#### Requirement:
Set down all of the data that follows word for word, without the images.

#### Data section:

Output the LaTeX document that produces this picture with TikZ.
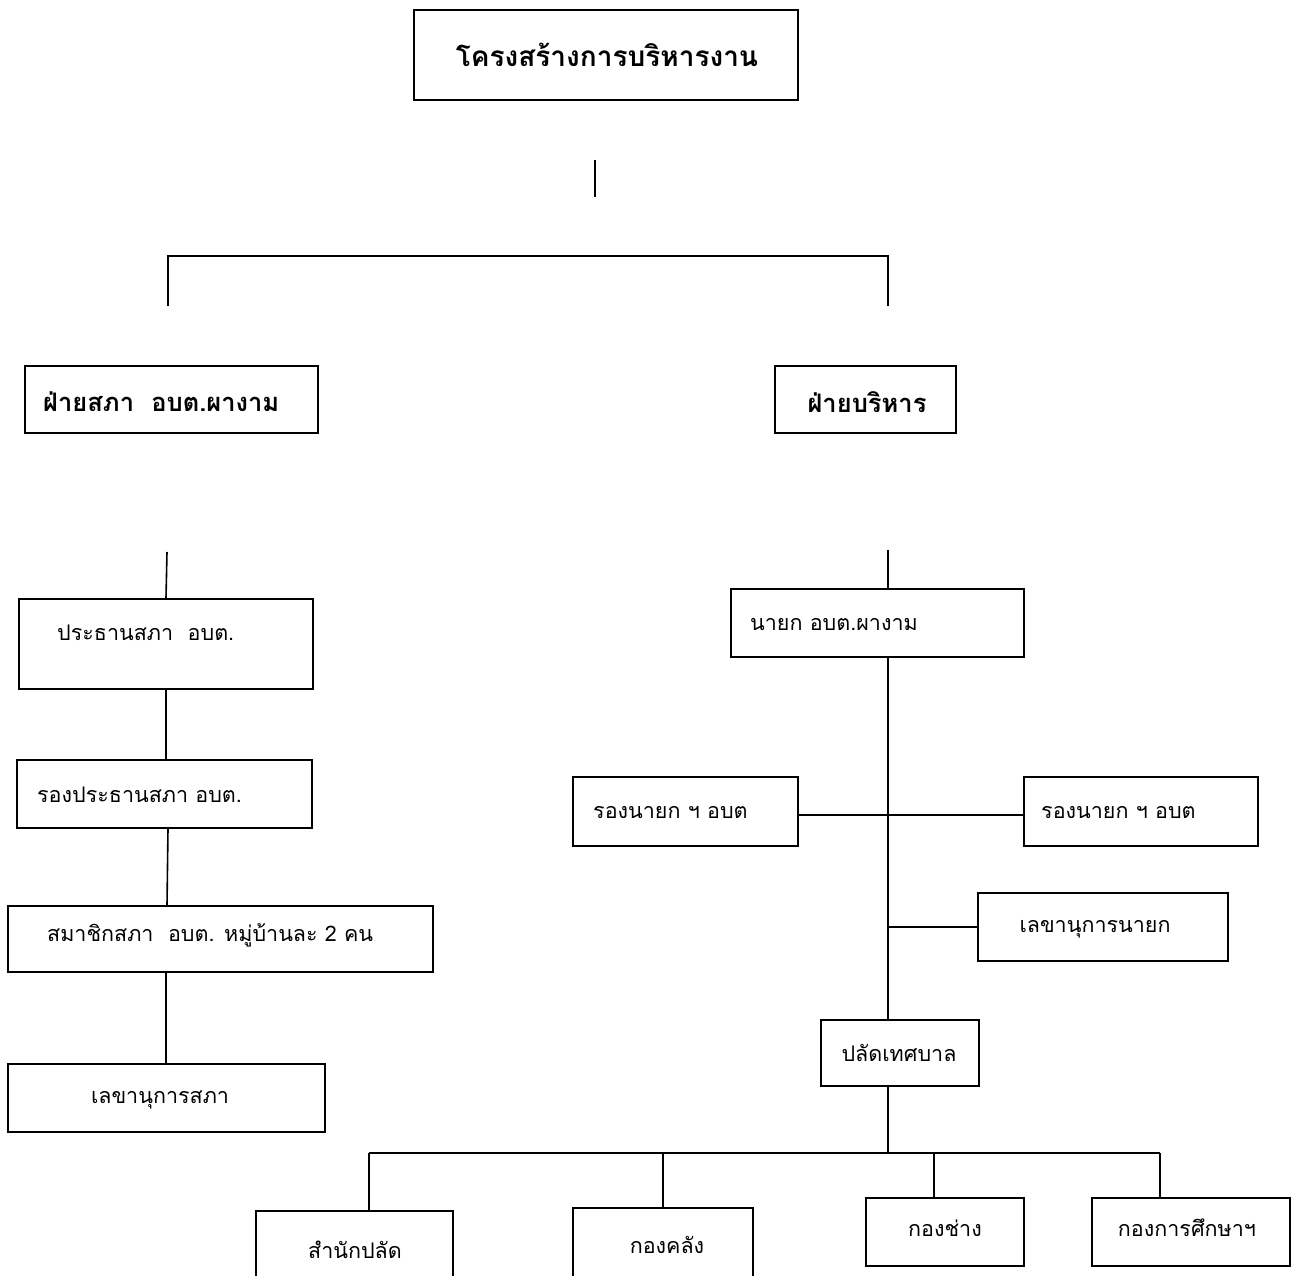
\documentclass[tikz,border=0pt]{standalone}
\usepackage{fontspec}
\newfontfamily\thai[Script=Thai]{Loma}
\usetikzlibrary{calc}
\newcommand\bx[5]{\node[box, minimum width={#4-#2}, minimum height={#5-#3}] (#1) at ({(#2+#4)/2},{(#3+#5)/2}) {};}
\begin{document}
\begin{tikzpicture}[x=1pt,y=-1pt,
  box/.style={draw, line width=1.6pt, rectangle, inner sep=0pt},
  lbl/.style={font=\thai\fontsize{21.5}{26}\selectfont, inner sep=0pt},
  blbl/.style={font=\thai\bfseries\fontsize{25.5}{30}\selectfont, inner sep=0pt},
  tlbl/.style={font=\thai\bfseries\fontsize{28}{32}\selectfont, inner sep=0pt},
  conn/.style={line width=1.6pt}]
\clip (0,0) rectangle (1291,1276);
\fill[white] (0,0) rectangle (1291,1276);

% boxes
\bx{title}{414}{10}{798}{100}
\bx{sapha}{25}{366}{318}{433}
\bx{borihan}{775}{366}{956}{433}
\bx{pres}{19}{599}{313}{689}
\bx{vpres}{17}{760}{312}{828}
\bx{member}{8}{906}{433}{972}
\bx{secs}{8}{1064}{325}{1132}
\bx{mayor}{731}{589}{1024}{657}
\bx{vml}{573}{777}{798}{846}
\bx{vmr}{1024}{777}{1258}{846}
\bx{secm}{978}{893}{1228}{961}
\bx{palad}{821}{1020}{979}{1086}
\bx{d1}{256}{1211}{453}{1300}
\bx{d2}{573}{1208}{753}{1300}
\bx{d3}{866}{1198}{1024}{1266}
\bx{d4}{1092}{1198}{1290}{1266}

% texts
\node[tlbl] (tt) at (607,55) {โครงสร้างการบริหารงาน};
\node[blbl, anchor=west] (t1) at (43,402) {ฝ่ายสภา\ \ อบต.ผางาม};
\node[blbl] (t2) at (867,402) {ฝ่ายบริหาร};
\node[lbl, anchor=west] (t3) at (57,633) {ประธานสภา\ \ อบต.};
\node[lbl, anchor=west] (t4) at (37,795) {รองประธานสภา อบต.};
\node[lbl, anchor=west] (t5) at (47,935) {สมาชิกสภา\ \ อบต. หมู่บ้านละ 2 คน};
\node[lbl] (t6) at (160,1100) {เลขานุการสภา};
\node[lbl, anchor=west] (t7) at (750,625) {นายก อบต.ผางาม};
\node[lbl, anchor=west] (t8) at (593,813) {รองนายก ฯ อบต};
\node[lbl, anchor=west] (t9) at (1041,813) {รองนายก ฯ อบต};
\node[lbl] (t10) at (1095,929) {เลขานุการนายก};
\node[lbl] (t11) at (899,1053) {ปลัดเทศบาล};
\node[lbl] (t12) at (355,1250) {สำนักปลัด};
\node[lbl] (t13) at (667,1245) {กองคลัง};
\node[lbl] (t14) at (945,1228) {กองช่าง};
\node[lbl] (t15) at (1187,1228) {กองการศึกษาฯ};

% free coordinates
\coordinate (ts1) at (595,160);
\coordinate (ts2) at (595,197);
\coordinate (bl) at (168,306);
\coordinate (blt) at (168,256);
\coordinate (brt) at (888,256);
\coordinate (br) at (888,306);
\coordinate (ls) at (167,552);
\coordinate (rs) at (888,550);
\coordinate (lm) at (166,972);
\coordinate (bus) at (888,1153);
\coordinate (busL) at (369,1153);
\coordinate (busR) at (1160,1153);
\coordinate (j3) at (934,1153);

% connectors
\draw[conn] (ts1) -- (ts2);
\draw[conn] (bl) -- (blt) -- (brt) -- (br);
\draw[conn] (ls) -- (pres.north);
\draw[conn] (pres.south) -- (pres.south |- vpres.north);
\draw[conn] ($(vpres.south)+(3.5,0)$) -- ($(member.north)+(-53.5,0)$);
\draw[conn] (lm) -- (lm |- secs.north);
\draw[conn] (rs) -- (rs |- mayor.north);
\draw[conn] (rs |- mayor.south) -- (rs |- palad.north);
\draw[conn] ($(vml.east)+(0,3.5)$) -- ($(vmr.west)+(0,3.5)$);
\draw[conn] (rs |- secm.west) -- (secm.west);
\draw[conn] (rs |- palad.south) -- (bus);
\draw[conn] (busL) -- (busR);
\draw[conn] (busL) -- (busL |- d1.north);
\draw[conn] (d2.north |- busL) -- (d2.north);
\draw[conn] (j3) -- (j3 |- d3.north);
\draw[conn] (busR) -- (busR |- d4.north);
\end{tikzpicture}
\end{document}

#### Task solution:
Output the LaTeX document that produces this picture with TikZ.
\documentclass[tikz,border=0pt]{standalone}
\usepackage{fontspec}
\newfontfamily\thai[Script=Thai]{Loma}
\usetikzlibrary{calc}
\newcommand\bx[5]{\node[box, minimum width={#4-#2}, minimum height={#5-#3}] (#1) at ({(#2+#4)/2},{(#3+#5)/2}) {};}
\begin{document}
\begin{tikzpicture}[x=1pt,y=-1pt,
  box/.style={draw, line width=1.6pt, rectangle, inner sep=0pt},
  lbl/.style={font=\thai\fontsize{21.5}{26}\selectfont, inner sep=0pt},
  blbl/.style={font=\thai\bfseries\fontsize{25.5}{30}\selectfont, inner sep=0pt},
  tlbl/.style={font=\thai\bfseries\fontsize{28}{32}\selectfont, inner sep=0pt},
  conn/.style={line width=1.6pt}]
\clip (0,0) rectangle (1291,1276);
\fill[white] (0,0) rectangle (1291,1276);

% boxes
\bx{title}{414}{10}{798}{100}
\bx{sapha}{25}{366}{318}{433}
\bx{borihan}{775}{366}{956}{433}
\bx{pres}{19}{599}{313}{689}
\bx{vpres}{17}{760}{312}{828}
\bx{member}{8}{906}{433}{972}
\bx{secs}{8}{1064}{325}{1132}
\bx{mayor}{731}{589}{1024}{657}
\bx{vml}{573}{777}{798}{846}
\bx{vmr}{1024}{777}{1258}{846}
\bx{secm}{978}{893}{1228}{961}
\bx{palad}{821}{1020}{979}{1086}
\bx{d1}{256}{1211}{453}{1300}
\bx{d2}{573}{1208}{753}{1300}
\bx{d3}{866}{1198}{1024}{1266}
\bx{d4}{1092}{1198}{1290}{1266}

% texts
\node[tlbl] (tt) at (607,55) {โครงสร้างการบริหารงาน};
\node[blbl, anchor=west] (t1) at (43,402) {ฝ่ายสภา\ \ อบต.ผางาม};
\node[blbl] (t2) at (867,402) {ฝ่ายบริหาร};
\node[lbl, anchor=west] (t3) at (57,633) {ประธานสภา\ \ อบต.};
\node[lbl, anchor=west] (t4) at (37,795) {รองประธานสภา อบต.};
\node[lbl, anchor=west] (t5) at (47,935) {สมาชิกสภา\ \ อบต. หมู่บ้านละ 2 คน};
\node[lbl] (t6) at (160,1100) {เลขานุการสภา};
\node[lbl, anchor=west] (t7) at (750,625) {นายก อบต.ผางาม};
\node[lbl, anchor=west] (t8) at (593,813) {รองนายก ฯ อบต};
\node[lbl, anchor=west] (t9) at (1041,813) {รองนายก ฯ อบต};
\node[lbl] (t10) at (1095,929) {เลขานุการนายก};
\node[lbl] (t11) at (899,1053) {ปลัดเทศบาล};
\node[lbl] (t12) at (355,1250) {สำนักปลัด};
\node[lbl] (t13) at (667,1245) {กองคลัง};
\node[lbl] (t14) at (945,1228) {กองช่าง};
\node[lbl] (t15) at (1187,1228) {กองการศึกษาฯ};

% free coordinates
\coordinate (ts1) at (595,160);
\coordinate (ts2) at (595,197);
\coordinate (bl) at (168,306);
\coordinate (blt) at (168,256);
\coordinate (brt) at (888,256);
\coordinate (br) at (888,306);
\coordinate (ls) at (167,552);
\coordinate (rs) at (888,550);
\coordinate (lm) at (166,972);
\coordinate (bus) at (888,1153);
\coordinate (busL) at (369,1153);
\coordinate (busR) at (1160,1153);
\coordinate (j3) at (934,1153);

% connectors
\draw[conn] (ts1) -- (ts2);
\draw[conn] (bl) -- (blt) -- (brt) -- (br);
\draw[conn] (ls) -- (pres.north);
\draw[conn] (pres.south) -- (pres.south |- vpres.north);
\draw[conn] ($(vpres.south)+(3.5,0)$) -- ($(member.north)+(-53.5,0)$);
\draw[conn] (lm) -- (lm |- secs.north);
\draw[conn] (rs) -- (rs |- mayor.north);
\draw[conn] (rs |- mayor.south) -- (rs |- palad.north);
\draw[conn] ($(vml.east)+(0,3.5)$) -- ($(vmr.west)+(0,3.5)$);
\draw[conn] (rs |- secm.west) -- (secm.west);
\draw[conn] (rs |- palad.south) -- (bus);
\draw[conn] (busL) -- (busR);
\draw[conn] (busL) -- (busL |- d1.north);
\draw[conn] (d2.north |- busL) -- (d2.north);
\draw[conn] (j3) -- (j3 |- d3.north);
\draw[conn] (busR) -- (busR |- d4.north);
\end{tikzpicture}
\end{document}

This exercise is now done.